About Rabbie's Edinburgh City Tour:
See Edinburgh's iconic locations from the comfort of an open-top mini-coach. Operated by renowned day trip provider Rabbie's, this 2-hour guided tour lets visitors explore the Scottish capital at their own pace, but without the touristy feel of a double-decker bus.
It's conducted from the comfort of a spacious, 16-seater mini-coach. On-board features include a retractable glass roof for all-weather sightseeing, USB charging points, and geolocated audio guides. Commentary is currently available in English and headphones are provided upon boarding, though you can use your own earphones if you wish. Throughout, a professional Rabbie's driver will regale passengers with fascinating local stories.
Tours run three times a day at 09:45, 12:15 and 15:15. Each one lasts 2 hours. The departure point is on Waterloo Place across from Howie's Restaurant. Each coach holds a maximum of 16 people, so you can be sure of a more intimate and fulfilling sightseeing experience.
- All Year Round | Except 25-26 December, 1-2 January (2018).
- Digital English language audio commentary.
- Live commentary from the driver.
schedule Tour Times:
- 09:45, 12:15 and 15:15.
place Departure Point:
- Waterloo Place (opposite Howie's Restaurant) - View Here.
- 2 Hours.
- Local English-Speaking Guides.
- English-Language Audio Guides (Headphones Included).
- Comfortable, 360° Sightseeing.
- All-Weather Sliding Glass Roof.
Rabbie's City Tour of Edinburgh begins on Waterloo Place across from Howie's Restaurant. From here you'll proceed down Princes Street past the luscious Princess Street Gardens and Scott Monument. Continuing up Lothian Road, you'll circle around the back of Edinburgh Castle and emerge at the western end of the Grassmarket.
The Grassmarket is a historic square once synonymous with cattle drives and public executions. Today it's a peaceful (if fairly busy) locale packed with restaurants, cafes and small shops. Visit here later in the day if you'd like to grab a bite to eat or do a bit of souvenir shopping.
Moving on up Candlemaker Row you'll pass Edinburgh's most famous non-human resident, Greyfriars Bobby, before doing a loop of the city's university district. A major highlight on this portion of the tour is The Elephant House Cafe, where JK Rowling famously wrote early drafts of the first Harry Potter books. Proceeding up the remainder of George IV Bridge the coach emerges onto Lawnmarket - the upper western portion of the Royal Mile.

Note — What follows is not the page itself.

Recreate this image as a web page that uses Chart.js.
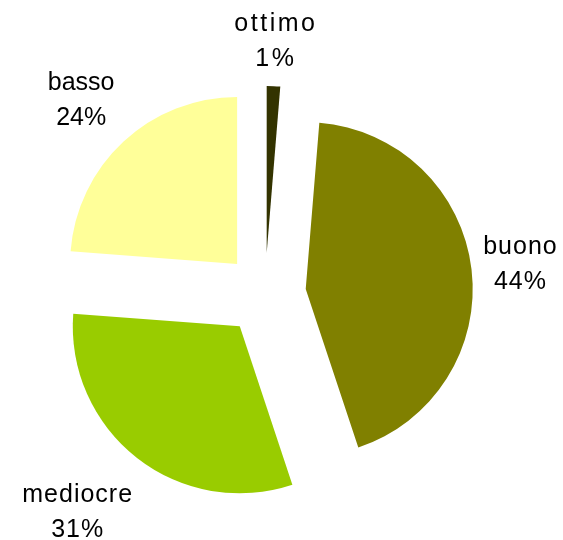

After pointing out Edinburgh Castle's Esplanade and explaining a bit about the Old Town, your driver will descend The Mound towards New Town. Passing beautiful Georgian buildings such as the Bank of Scotland headquarters and the National Gallery of Scotland, you'll receive fascinating insights into Scottish pioneers, poets, writers and more.
The scenery takes a rather more quaint turn on the next portion of the tour - Dean Village. If this area of the city looks a bit out-of-place that's because it was once a separate entity from the rest of the capital. It was absorbed during the 18th century as a result of the New Town's founding, but is much older than its neighbouring district, with a history stretching back to the 12th century. Much of Dean Village's centuries-old charm remains intact in the form of cobbled streets and medieval tenements.
Other attractions your driver-guide will point out in the wider Stockbridge area include Stewart Melville College and the Galleries of Modern Art. Afterwards, you'll wheel back into the New Town via St Mary's Cathedral for a closer examination of Melville, George and Queen Street. St Andrew Square, one Edinburgh's most recognisable public spaces, also makes an appearance. From here the Scottish National Portrait Gallery is only a short walk away, as is Multrees Walk, a designer brand shopping street.
This is followed by a drive past Calton Hill, the prelude to the final part of the tour. You'll continue east of here towards Arthur’s Seat, passing the Old Royal High School and Burns Monument as you go. Finally, the coach journeys up the Canongate, past the John Knox House and Scottish Storytelling Centre before returning to Waterloo Place.